Ben Deri was given a nine-month term for killing 17-year-old Nadim Nuwara during a protest at the Beitunia checkpoint in the occupied West Bank.
Deri pleaded guilty to causing death by negligence after prosecutors dropped the charge of manslaughter.
It is rare for Israeli security forces to be imprisoned in connection with the deaths of Palestinian protesters.
A second teenager – Muhammad Abu Thahr, 16 – was killed at the same protest, but Israeli prosecutors said there was insufficient evidence to pursue any charges.
During the protest, which took place on 15 May 2014, several dozen Palestinians threw stones towards Israeli security forces deployed at the Beitunia checkpoint.
However, Nuwara was shot in the chest after the stone-throwing had stopped, according to a court statement published on Wednesday.
“Contrary to regulations, and despite the fact that the deceased posed no threat to the [Israeli] unit, the defendant aimed his weapon at the torso of the deceased and fired at the deceased with the intent of injuring him,” the statement said.
Prosecutors originally charged Deri with manslaughter, accusing him of deliberately switching his rubber bullets for the live round that killed Nuwara.

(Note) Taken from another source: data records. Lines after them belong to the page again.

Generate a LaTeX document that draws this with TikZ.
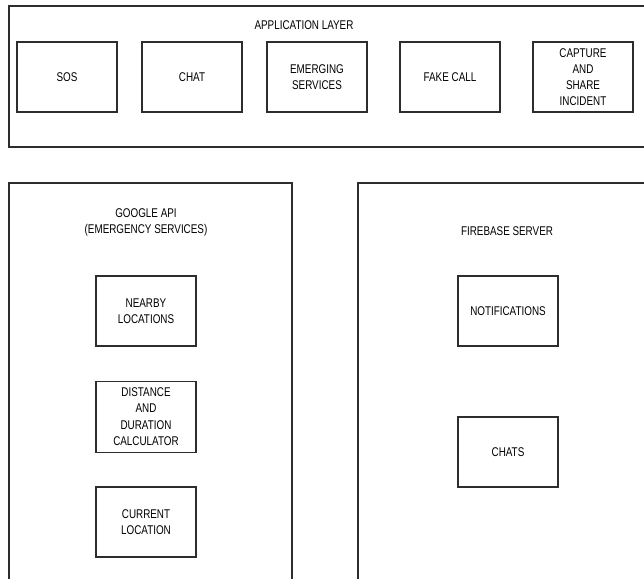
\documentclass[tikz,border=0pt]{standalone}
\usepackage{fontspec}
\setmainfont[FakeStretch=0.78]{Liberation Sans}
\usepackage{tikz}
\usetikzlibrary{positioning}
\definecolor{boxgray}{RGB}{45,45,45}

\begin{document}
\begin{tikzpicture}[
    module/.style={draw=boxgray, line width=0.8pt, minimum width=2.5cm, minimum height=1.75cm,
        inner sep=1pt, align=center, text=black, font=\fontsize{9}{11.5}\selectfont},
    title/.style={align=center, text=black, font=\fontsize{9}{11.5}\selectfont}]
    \useasboundingbox (0,0) rectangle (16.1,14.475);
    \clip (0,0) rectangle (16.1,14.475);
    % layers
    \draw[boxgray, line width=1pt] (0.225,10.8) rectangle (16.5,14.325);
    \draw[boxgray, line width=1pt] (0.225,-0.5) rectangle (7.3,9.9);
    \draw[boxgray, line width=1pt] (8.95,-0.5) rectangle (16.5,9.9);
    % application layer
    \node[title] (app) at (7.6,13.85) {APPLICATION LAYER};
    \node[module] (sos) at (1.675,12.55) {SOS};
    \node[module] (chat) at (4.8,12.55) {CHAT};
    \node[module] (emerging) at (7.925,12.55) {EMERGING\\SERVICES};
    \node[module] (fakecall) at (11.25,12.55) {FAKE CALL};
    \node[module] (capture) at (14.575,12.55) {CAPTURE\\AND\\SHARE\\INCIDENT};
    % google api
    \node[title] (google) at (3.65,8.91) {GOOGLE API\\(EMERGENCY SERVICES)};
    \node[module] (nearby) at (3.65,6.7) {NEARBY\\LOCATIONS};
    \node[module, minimum height=1.775cm] (distance) at (3.65,4.06) {DISTANCE\\AND\\DURATION\\CALCULATOR};
    \node[module] (current) at (3.65,1.425) {CURRENT\\LOCATION};
    % firebase
    \node[title] (firebase) at (12.675,8.7) {FIREBASE SERVER};
    \node[module] (notify) at (12.7,6.7) {NOTIFICATIONS};
    \node[module] (chats) at (12.7,3.175) {CHATS};
\end{tikzpicture}
\end{document}
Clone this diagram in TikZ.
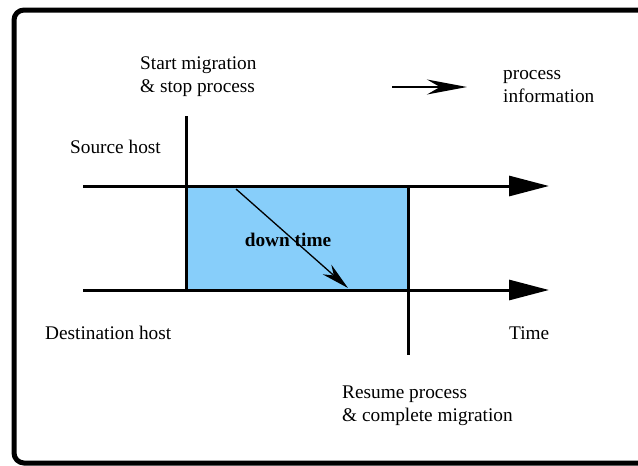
\documentclass[tikz,border=0pt]{standalone}
\usepackage{fontspec}
\setmainfont{Liberation Serif}
\usepackage{xcolor}
\usetikzlibrary{
		calc,
		positioning,
		arrows.meta
	}
\definecolor{downblue}{RGB}{135,206,250}
\tikzset{
		>=Stealth,
		lbl/.style={inner sep=0pt, anchor=base west, align=left, font=\fontsize{19.3}{23}\selectfont},
		axis/.style={line width=3pt, -{Triangle[length=40pt,width=20pt]}},
		tick/.style={line width=3pt}
	}

\begin{document}
\begin{tikzpicture}[x=1pt,y=-1pt]
		\useasboundingbox (0,0) rectangle (638,466);
		% frame
		\draw[line width=5pt, rounded corners=10pt] (14,10) rectangle (680,463);
		% down time box
		\fill[downblue] (186,186) rectangle (408,290);
		\coordinate (src0) at (83,186); \coordinate (src1) at (549,186);
		\coordinate (dst0) at (83,290); \coordinate (dst1) at (549,290);
		\coordinate (stop0) at (186,116); \coordinate (stop1) at (186,290);
		\coordinate (res0) at (408,186); \coordinate (res1) at (408,355);
		\draw[tick] (stop0) -- (stop1);
		\draw[tick] (res0) -- (res1);
		\draw[axis] (src0) -- (src1);
		\draw[axis] (dst0) -- (dst1);
		% process information
		\coordinate (info0) at (236,189); \coordinate (info1) at (348,288);
		\draw[line width=1.3pt, -{Stealth[length=28pt,width=13pt]}] (info0) -- (info1);
		\node[font=\fontsize{19.3}{23}\selectfont\bfseries, inner sep=0pt] (down) at (288,240) {down time};
		% legend
		\coordinate (leg0) at (392,87); \coordinate (leg1) at (467,87);
		\draw[line width=1.5pt, -{Stealth[length=40pt,width=15pt]}] (leg0) -- (leg1);
		\node[lbl] (legtxt) at (503,102) {process\\information};
		% labels
		\node[lbl] (start) at (140,92) {Start migration\\\& stop process};
		\node[lbl] (srchost) at (70,153) {Source host};
		\node[lbl] (dsthost) at (45,339) {Destination host};
		\node[lbl] (time) at (509,339) {Time};
		\node[lbl] (resume) at (342,421) {Resume process\\\& complete migration};
	\end{tikzpicture}
\end{document}
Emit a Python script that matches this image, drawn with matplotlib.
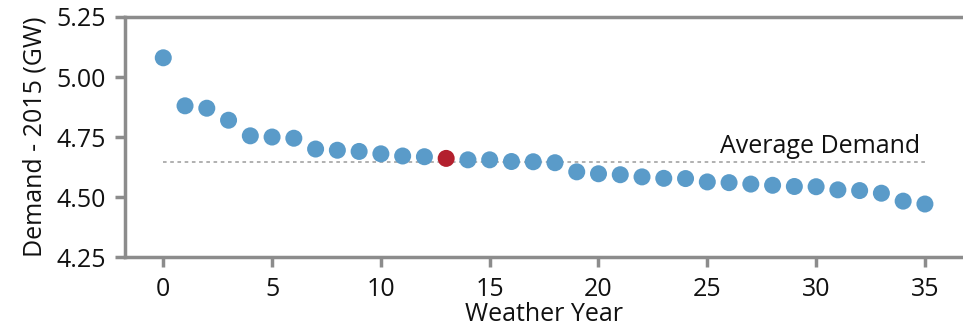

But the amended indictment, to which he pleaded guilty, said the switch as accidental.
Video of the incident was published by the human rights group Defence for Children International, which said the footage proved that Nuwara and Abu Thahr had posed no threat and been killed unlawfully.
The judge said Deri’s action was “severe” and that the “degree of negligence was significant and warranted prison time”, according to the Haaretz newspaper.
He handed Deri a nine-month prison term, an additional six-month suspended sentence, and ordered him to pay $14,000 (£10,000) in damages.
Nuwara’s father Issam criticised the Israeli criminal justice process, saying he was surprised that Deri had not been convicted of manslaughter and given a tougher punishment.
“This is not how justice is done,” he told Reuters news agency.
“I never expected the Israeli court to do justice for my martyred son, but I had to do all I could to present a solid case and to expose the Israeli judicial system before the world and I did.”